Gerry Lopes em Pipeline - 1975
Photo: Jef Divine

Adrenalina e equilíbrio – Poderíamos ficar longamente falando de muitos sujeitos, surfistas profissionais, shapers, fotógrafos e outros amantes do esporte que representam o estilo de vida do surf, mas Gerry Lopes é uma síntese do assunto. O havaiano nascido em 1948 ficou conhecido por desbravar todos os secret points do Havaí, e tantos outros mundo a fora. Nos anos 60, Pipeline Banzai, no Havaí, era uma onda praticamente impossível de surfar em dias clássicos, quando Gerry e uma turma de peso se mudaram para North Shore e fizeram história.

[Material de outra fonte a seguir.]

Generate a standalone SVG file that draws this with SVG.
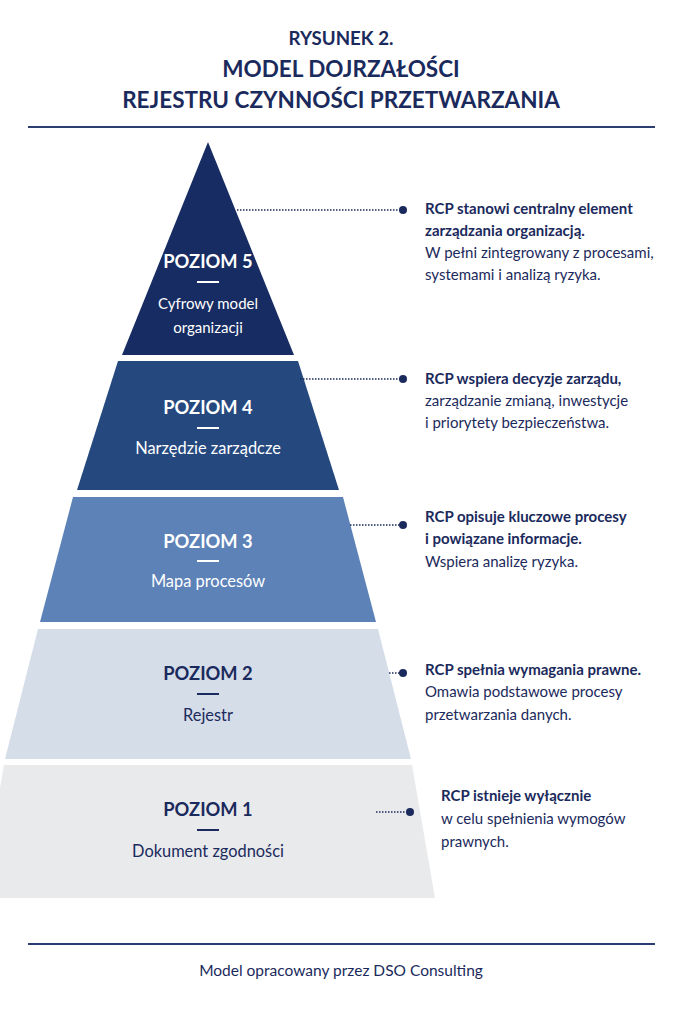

Além de desenvolver pranchas adequadas àquelas condições (as Guns), Lopes ficou conhecido por ter um estilo calmo, mas extremamente radical. O sujeito parece um mestre shaolin do surf, ou um monge budista, equilibrado e sorridente, mas é um dos melhores e mais ousados surfistas da história.

O estilo de vida do surf não parece tão evidente quanto a identidade visual do surfista. Este é um esporte que se reconstrói constantemente, mas mantém valores antigos. Somos os iguanas do mar, mesmo que vivendo em terra. 

TEXTO DE REFERÊNCIA: The History of Surfing. Editora: Chronicle Books. Autor: Warshaw, Matt.